The plot is fairly standard for a slasher film. The film picks up directly after the events of the first film where serial killer Michael Meyers (Tyler Mane) has escaped from captivity. For those who haven’t seen the first film, the opening can be a little jarring. The film doesn’t lend itself to those unfamiliar with the series. Characters are poorly introduced and the viewer has to often ask the question, “Why is this person here?”

The rest of the film takes place one year after the events of the first film. Laurie Strode (Scout-Taylor Compton) is dealing with the emotional duress of the brutal murders of her parents by Meyers. She is often plagued by nightmares, which are depicted in scenes that invoke a kind of art school surrealism. Apart from the scenes of Meyer’s brutal slayings, much of the film is based around Strode’s interactions with other characters, which mainly have something to do with mental breakdowns, screaming and babbling about nothing at all. As the film progresses and Michael Meyers makes his sadistic return on Halloween night, these two characters are brought together by the startling revelation of their connection. It’s not a brilliant work of cinematic story-telling, but the pacing keeps the viewer intrigued enough to stay in their seats.

Where this movie really shines however is in its production value. The vivid cinematography is a visual orgy of extreme close-ups and ground shots that fit perfectly in the horror genre. The use of flashbacks and splicing of individual frames throughout the film really add to the atmosphere. No shot seems inappropriate in a scene or unsettling (apart from the gory subject matter). The eerie green tint that the movie takes on does an excellent job of setting a tone and only makes the deep crimson of Meyers’ murders even more noticeable. The sound design in the film is also worth noting. Every stab of a knife or thud of a body is beautifully orchestrated and has a very organic feel.
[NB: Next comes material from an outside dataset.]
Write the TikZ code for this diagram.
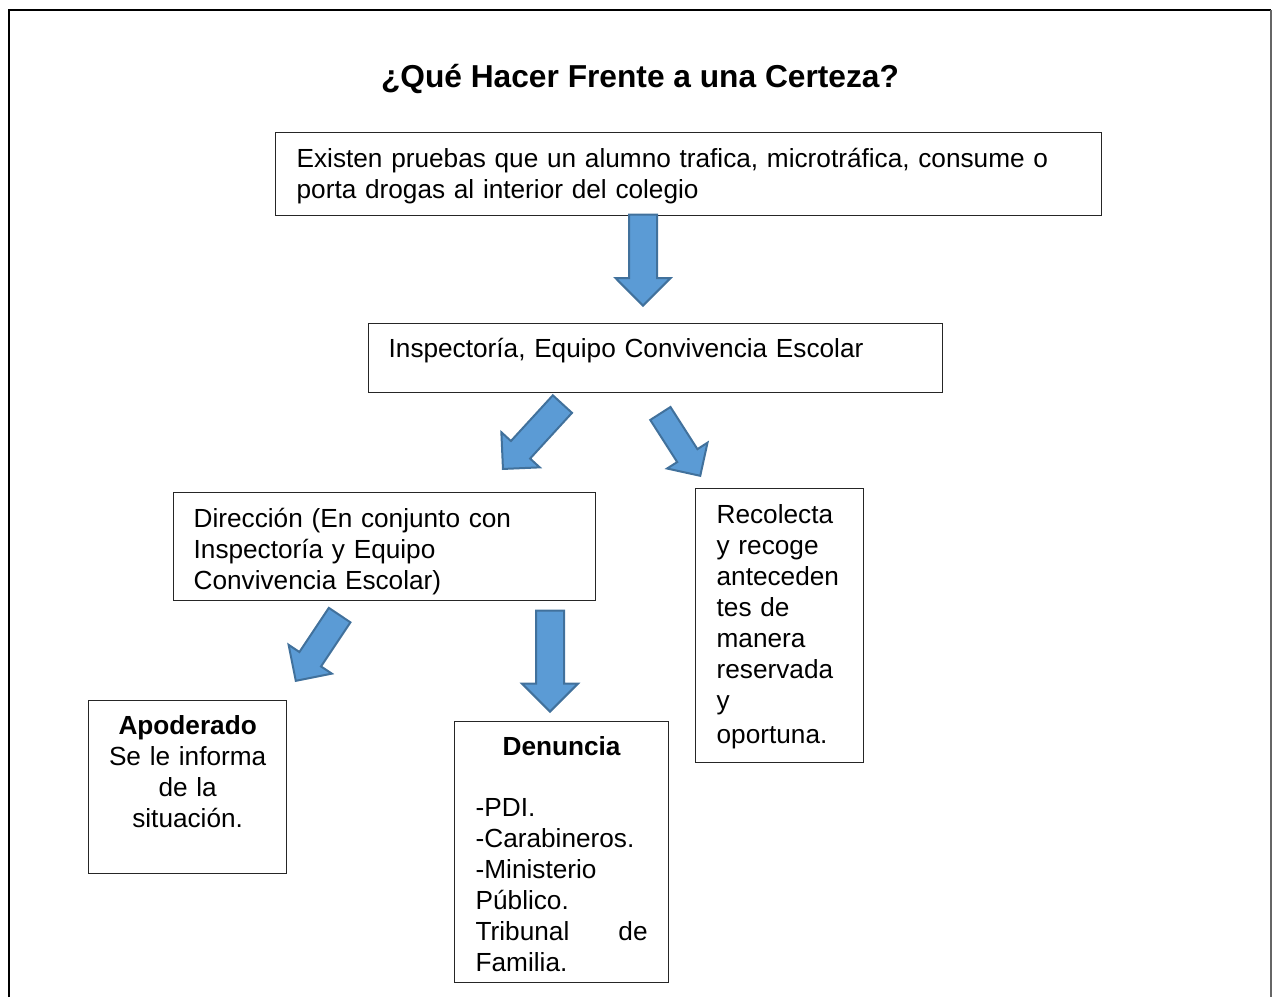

The sound of skulls being crushed has never sounded so real. The soundtrack is also quite good. While one might expect a rather metal-heavy score, there is a nice combination of modern alternative and classics such as “Knights in White Satin” that fit nicely into the narrative.

On the whole, Halloween II is an entertaining film. It is not groundbreaking, and it most certainly is not a masterpiece, but at the same time it is not one of those laughably bad horror movie drones that is not even worth noting. For those who choose to go see Halloween II, you’ll go for the experience of getting a little scared and shocked, but at the same time finding yourself having a good time. Look for anything deeper or of serious intelligence, and you’ll probably be disappointed. So ditch the preconceptions. Just go out and enjoy a night at the movies.